Study: Disaster Triggers Births, Marriages, Divorce

ByABC News
April 16, 2002, 2:52 PM

April 10 -- The voice on the telephone was shaky as a dear friend told of yet another possible casualty of the terrorist attack on the World Trade Center.

Life can be snuffed out so easily, she said, and like many others, she has spent much of her time since Sept. 11 re-examining her own life.

What had seemed fine before the attack, she said, turned out to be seriously flawed when she confronted human mortality and began to examine matters more closely. Her marriage, she said, was not what she had expected. Some things that had been annoying a few months ago had become major problems.

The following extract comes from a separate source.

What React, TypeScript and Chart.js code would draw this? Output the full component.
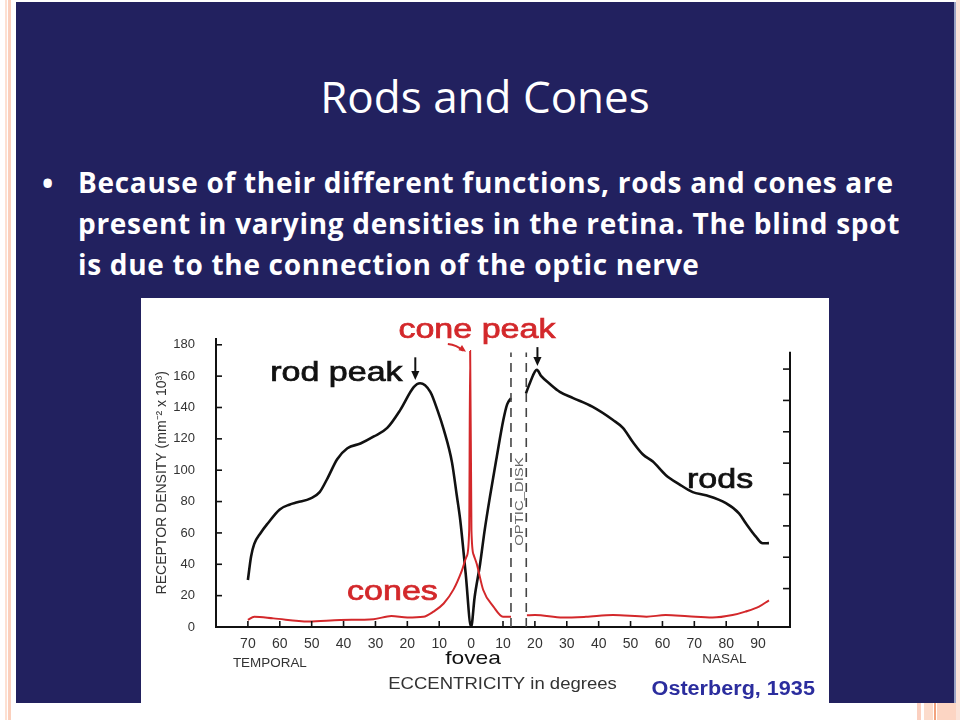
import React, { useEffect, useRef } from 'react';
import { Chart, registerables } from 'chart.js';

Chart.register(...registerables);

// ---------- data ----------
// Eccentricity in degrees: temporal side negative, nasal side positive
const X_TICKS = [-70, -60, -50, -40, -30, -20, -10, 0, 10, 20, 30, 40, 50, 60, 70, 80, 90];
const Y_TICKS = [0, 20, 40, 60, 80, 100, 120, 140, 160, 180];
const Y2_TICKS = [20, 40, 60, 80, 100, 120, 140, 160];

// Rod density (mm^-2 x 10^3); null = optic disk (blind spot)
const ROD_X = [-70, -69, -68, -66, -63.8, -60, -57, -54.5, -50.3, -47.5, -45, -42, -38.8, -34.7, -30.5, -26.3, -22.2, -18, -16, -12.8, -10.5, -8.6, -6, -4.5, -3.4, -1.7, 0, 1.1, 2.8, 4.2, 5.9, 8, 10.1, 11.3, 12.5, 15, 17.2, 18.5, 20.6, 22, 24.7, 27.8, 32, 38, 44.5, 47.6, 50.7, 53.9, 57, 61, 65.3, 69.5, 73.6, 79.9, 84, 86.2, 89.3, 91.4, 93.4];
const ROD_Y = [30, 45, 53, 60, 66, 75, 78, 79.5, 82, 86, 95, 107, 114, 117, 121.5, 127, 138.5, 153, 155.5, 150, 138, 126, 105, 84, 68, 34, 0, 19, 40, 61, 83, 108, 132, 142, 146, null, 149, 156, 164, 160, 155, 150, 146, 140.5, 132, 127, 118, 110, 105.5, 97, 91, 86, 84, 79, 72.5, 66, 57.6, 53.4, 53.5];

// Cone density (mm^-2 x 10^3)
const CONE_X = [-70, -68, -62, -51, -41, -30.6, -25, -20, -15, -11.8, -8.6, -5.5, -2.9, -1.4, -0.6, -0.3, 0.1, 0.8, 1.8, 3.8, 7, 10, 12.5, 15, 17.5, 20, 28.8, 36, 44.5, 55, 61, 68, 75.7, 82, 86, 90.3, 93.4];
const CONE_Y = [4.5, 6.5, 5.5, 3.5, 4.5, 5, 7, 6, 6.5, 9.8, 15, 24, 36, 45, 62, 176, 62, 46, 40, 23.6, 13, 6.6, 6.6, null, 7.5, 7.6, 6, 6.5, 7.6, 6.6, 7.6, 6.8, 6, 7.6, 9.8, 13, 17];

// Optic disk boundaries (degrees, nasal) and height of the dashed markers
const OPTIC_DISK_EDGES = [12.5, 17.3];
const OPTIC_DISK_TOP = 175;
const RIGHT_AXIS_TOP = 171; // in right-axis units

// ---------- styles ----------
const NAVY = '#22215f';
const INK = '#111111';
const RED = '#d3282b';
const GREY = '#333333';
const BLUE = '#2b2d9e';
const FONT = '"Liberation Sans", Arial, Helvetica, sans-serif';

type Lbl = { text: string; x: number; y: number; color: string; font: string; sx: number; align?: CanvasTextAlign };

const CHART_LABELS: Lbl[] = [
  { text: 'rod peak', x: -63, y: 157, color: INK, font: `27px ${FONT}`, sx: 1.26 },
  { text: 'cone peak', x: -22.8, y: 184.2, color: RED, font: `27px ${FONT}`, sx: 1.26 },
  { text: 'rods', x: 67.7, y: 88.9, color: INK, font: `27px ${FONT}`, sx: 1.26 },
  { text: 'cones', x: -38.9, y: 17.2, color: RED, font: `27px ${FONT}`, sx: 1.26 },
  { text: 'fovea', x: 0.6, y: -23.8, color: INK, font: `19px ${FONT}`, sx: 1.2, align: 'center' },
  { text: 'TEMPORAL', x: -74.7, y: -25.5, color: GREY, font: `12px ${FONT}`, sx: 1.12 },
  { text: 'NASAL', x: 72.5, y: -23, color: GREY, font: `12px ${FONT}`, sx: 1.12 },
  { text: 'ECCENTRICITY in degrees', x: -26, y: -39.6, color: GREY, font: `17px ${FONT}`, sx: 1.09 },
  { text: 'Osterberg, 1935', x: 56.6, y: -43.4, color: BLUE, font: `bold 20px ${FONT}`, sx: 1.08 },
];

function drawText(ctx: CanvasRenderingContext2D, l: Lbl, px: number, py: number) {
  ctx.save();
  ctx.translate(px, py);
  ctx.scale(l.sx, 1);
  ctx.font = l.font;
  ctx.fillStyle = l.color;
  ctx.textAlign = l.align || 'left';
  ctx.textBaseline = 'alphabetic';
  ctx.fillText(l.text, 0, 0);
  if (l.font.startsWith('27px')) {
    ctx.strokeStyle = l.color;
    ctx.lineWidth = 0.7;
    ctx.strokeText(l.text, 0, 0);
  }
  ctx.restore();
}

function arrowHead(ctx: CanvasRenderingContext2D, x: number, y: number, ang: number, size: number, color: string) {
  ctx.save();
  ctx.translate(x, y);
  ctx.rotate(ang);
  ctx.fillStyle = color;
  ctx.beginPath();
  ctx.moveTo(0, 0);
  ctx.lineTo(-size, -size * 0.45);
  ctx.lineTo(-size, size * 0.45);
  ctx.closePath();
  ctx.fill();
  ctx.restore();
}

const annotationPlugin = {
  id: 'retinaAnnotations',
  afterDraw(chart: any) {
    const { ctx, chartArea } = chart;
    const x = chart.scales.x;
    const y = chart.scales.y;
    const y2 = chart.scales.y2;
    ctx.save();
    ctx.strokeStyle = INK;
    ctx.lineWidth = 1.6;
    // inward tick marks on x axis
    X_TICKS.forEach((v) => {
      const px = x.getPixelForValue(v);
      ctx.beginPath();
      ctx.moveTo(px, chartArea.bottom);
      ctx.lineTo(px, chartArea.bottom - 6);
      ctx.stroke();
    });
    // inward tick marks on left axis
    Y_TICKS.forEach((v) => {
      if (v === 0) return;
      const py = y.getPixelForValue(v);
      ctx.beginPath();
      ctx.moveTo(chartArea.left, py);
      ctx.lineTo(chartArea.left + 6, py);
      ctx.stroke();
    });
    // right axis and its ticks
    ctx.lineWidth = 2;
    ctx.beginPath();
    ctx.moveTo(chartArea.right, y2.getPixelForValue(RIGHT_AXIS_TOP));
    ctx.lineTo(chartArea.right, chartArea.bottom);
    ctx.stroke();
    ctx.lineWidth = 1.6;
    Y2_TICKS.forEach((v) => {
      const py = y2.getPixelForValue(v);
      ctx.beginPath();
      ctx.moveTo(chartArea.right, py);
      ctx.lineTo(chartArea.right - 7, py);
      ctx.stroke();
    });

    // rod peak arrow (temporal)
    const ax1 = x.getPixelForValue(-17.5);
    ctx.strokeStyle = INK;
    ctx.lineWidth = 2;
    ctx.beginPath();
    ctx.moveTo(ax1, y.getPixelForValue(172));
    ctx.lineTo(ax1, y.getPixelForValue(157.5) - 5);
    ctx.stroke();
    arrowHead(ctx, ax1, y.getPixelForValue(157.5), Math.PI / 2, 9, INK);
    // rod peak arrow (nasal)
    const ax2 = x.getPixelForValue(20.8);
    ctx.beginPath();
    ctx.moveTo(ax2, y.getPixelForValue(178.5));
    ctx.lineTo(ax2, y.getPixelForValue(166.5) - 5);
    ctx.stroke();
    arrowHead(ctx, ax2, y.getPixelForValue(166.5), Math.PI / 2, 9, INK);
    // cone peak arrow
    const cx1 = x.getPixelForValue(-7.3);
    const cy1 = y.getPixelForValue(180.5);
    const cx2 = x.getPixelForValue(-1.6);
    const cy2 = y.getPixelForValue(175.6);
    ctx.strokeStyle = RED;
    ctx.lineWidth = 2;
    ctx.beginPath();
    ctx.moveTo(cx1, cy1);
    ctx.quadraticCurveTo((cx1 + cx2) / 2, cy1 + 1, cx2 - 3, cy2 - 1);
    ctx.stroke();
    arrowHead(ctx, cx2, cy2, Math.atan2(cy2 - cy1, cx2 - cx1) + 0.2, 7, RED);

    // optic disk label
    ctx.save();
    ctx.translate(x.getPixelForValue((OPTIC_DISK_EDGES[0] + OPTIC_DISK_EDGES[1]) / 2) + 4, y.getPixelForValue(80));
    ctx.rotate(-Math.PI / 2);
    ctx.scale(1.35, 1);
    ctx.font = `11px ${FONT}`;
    ctx.fillStyle = '#666';
    ctx.textAlign = 'center';
    ctx.textBaseline = 'alphabetic';
    ctx.fillText('OPTIC_DISK', 0, 0);
    ctx.restore();

    // text annotations
    CHART_LABELS.forEach((l) => drawText(ctx, l, x.getPixelForValue(l.x), y.getPixelForValue(l.y)));
    ctx.restore();
  },
};

function ChartCanvas() {
  const ref = useRef<HTMLCanvasElement | null>(null);
  useEffect(() => {
    if (!ref.current) return;
    const rods = ROD_X.map((v, i) => ({ x: v, y: ROD_Y[i] }));
    const cones = CONE_X.map((v, i) => ({ x: v, y: CONE_Y[i] }));
    const disk = OPTIC_DISK_EDGES.map((e) => ({
      label: 'optic disk',
      data: [{ x: e, y: 0 }, { x: e, y: OPTIC_DISK_TOP }],
      borderColor: '#444',
      borderWidth: 1.6,
      borderDash: [9, 6],
      pointRadius: 0,
      tension: 0,
      fill: false,
    }));
    const chart = new Chart(ref.current, {
      type: 'line',
      data: {
        datasets: [
          ...disk,
          {
            label: 'cones',
            data: cones as any,
            borderColor: RED,
            borderWidth: 2,
            pointRadius: 0,
            cubicInterpolationMode: 'monotone',
            spanGaps: false,
            fill: false,
          },
          {
            label: 'rods',
            data: rods as any,
            borderColor: INK,
            borderWidth: 2.6,
            pointRadius: 0,
            cubicInterpolationMode: 'monotone',
            spanGaps: false,
            fill: false,
          },
        ] as any,
      },
      options: {
        responsive: false,
        animation: false,
        devicePixelRatio: 1,
        layout: { padding: { left: 10, top: 40.5, right: 0, bottom: 0 } },
        plugins: { legend: { display: false }, tooltip: { enabled: false } },
        scales: {
          x: {
            type: 'linear',
            min: -80,
            max: 100,
            afterBuildTicks: (s: any) => {
              s.ticks = X_TICKS.map((v) => ({ value: v }));
            },
            afterFit: (s: any) => {
              s.height = 76;
            },
            ticks: {
              autoSkip: false,
              maxRotation: 0,
              padding: 1,
              color: GREY,
              font: { family: FONT, size: 14 },
              callback: (v: any) => String(Math.abs(Number(v))),
            },
            grid: { display: false },
            border: { display: true, color: INK, width: 2 },
          },
          y: {
            type: 'linear',
            position: 'left',
            min: 0,
            max: 184,
            afterBuildTicks: (s: any) => {
              s.ticks = Y_TICKS.map((v) => ({ value: v }));
            },
            afterFit: (s: any) => {
              s.width = 65;
            },
            ticks: { padding: 13, color: GREY, font: { family: FONT, size: 13 } },
            grid: { display: false },
            border: { display: true, color: INK, width: 2 },
            title: {
              display: true,
              text: 'RECEPTOR DENSITY (mm⁻² x 10³)',
              color: GREY,
              font: { family: FONT, size: 14 },
              padding: { top: 3, bottom: 3 },
            },
          },
          y2: {
            type: 'linear',
            position: 'right',
            min: -4.5,
            max: 179.5,
            afterBuildTicks: (s: any) => {
              s.ticks = Y2_TICKS.map((v) => ({ value: v }));
            },
            afterFit: (s: any) => {
              s.width = 39;
            },
            ticks: { display: false },
            grid: { display: false },
            border: { display: false },
          },
        },
      } as any,
      plugins: [annotationPlugin],
    });
    return () => chart.destroy();
  }, []);
  return <canvas ref={ref} width={688} height={405} style={{ display: 'block', width: 688, height: 405 }} />;
}

const BULLET_LINES = [
  'Because of their different functions, rods and cones are',
  'present in varying densities in the retina. The blind spot',
  'is due to the connection of the optic nerve',
];

export default function App() {
  const abs = (s: React.CSSProperties): React.CSSProperties => ({ position: 'absolute', ...s });
  return (
    <div style={abs({ left: 0, top: 0, width: 960, height: 720, background: '#ffffff', overflow: 'hidden' })}>
      {/* decorative stripes */}
      <div style={abs({ left: 5, top: 0, width: 2, height: 720, background: '#fde0d2' })} />
      <div style={abs({ left: 8, top: 0, width: 3, height: 720, background: '#fbd0bd' })} />
      <div style={abs({ left: 917, top: 703, width: 4, height: 17, background: '#fbd0c0' })} />
      <div style={abs({ left: 924, top: 703, width: 9, height: 17, background: '#fcdccc' })} />
      <div style={abs({ left: 934, top: 703, width: 2, height: 17, background: '#f2a27e' })} />
      <div style={abs({ left: 937, top: 703, width: 23, height: 17, background: '#fcd5c3' })} />
      <div style={abs({ left: 956, top: 0, width: 4, height: 720, background: '#fbe3d8' })} />
      {/* slide */}
      <div style={abs({ left: 16, top: 2, width: 938, height: 701, background: NAVY })} />
      <div style={abs({ left: 954, top: 2, width: 2, height: 701, background: '#9aa3c4' })} />
      <div
        style={abs({
          left: 16,
          top: 66,
          width: 938,
          height: 60,
          lineHeight: '60px',
          textAlign: 'center',
          color: '#ffffff',
          fontFamily: '"Open Sans", sans-serif',
          fontSize: 44,
          whiteSpace: 'nowrap',
        })}
      >
        Rods and Cones
      </div>
      <div
        style={abs({
          left: 42,
          top: 162,
          height: 41,
          lineHeight: '41px',
          color: '#ffffff',
          fontFamily: '"Open Sans", sans-serif',
          fontSize: 30,
          fontWeight: 700,
        })}
      >
        •
      </div>
      {BULLET_LINES.map((t, i) => (
        <div
          key={i}
          style={abs({
            left: 78,
            top: 162 + i * 41,
            height: 41,
            lineHeight: '41px',
            color: '#ffffff',
            fontFamily: '"Open Sans", sans-serif',
            fontSize: 28,
            fontWeight: 700,
            letterSpacing: 0.7,
            whiteSpace: 'nowrap',
          })}
        >
          {t}
        </div>
      ))}
      <div style={abs({ left: 141, top: 298, width: 688, height: 405, background: '#ffffff' })}>
        <ChartCanvas />
      </div>
    </div>
  );
}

That marriage now hangs by a very thin thread, and my friend is in danger of becoming another statistic in the grim aftermath of the tragic events of last September. Disasters, whether natural or intentional, can have a profound impact on how we get along with each other.

Life, Re-examined

Counselors and psychologists have known for years that a life-threatening event can do great harm to a marriage, but it turns out that there's far more to the story than that. It can also cause more people to get married, and even engage in that most life affirming process of all, bringing another baby into this troubled world.

According to a study published in the March issue of the Journal of Family Psychology, one of the worst natural disasters to ever hit the United States Hurricane Hugo caused a significant increase in divorces, marriages and births among the residents of South Carolina who were the hardest hit by the brutal storm.

"The fact that all three went up, marriages, births and divorces, leads us to speculate that these life threatening events lead people to take stock of their lives, reevaluate their futures, reevaluate their current situations, and it might motivate them to make some changes," says Catherine L. Cohan, a clinical psychologist and assistant professor of human development at Penn State, principal investigator of the study.

She's the first to admit she doesn't know for sure what drove some people to divorce and others to having a baby, because "the data tells us what people did, not why they did it."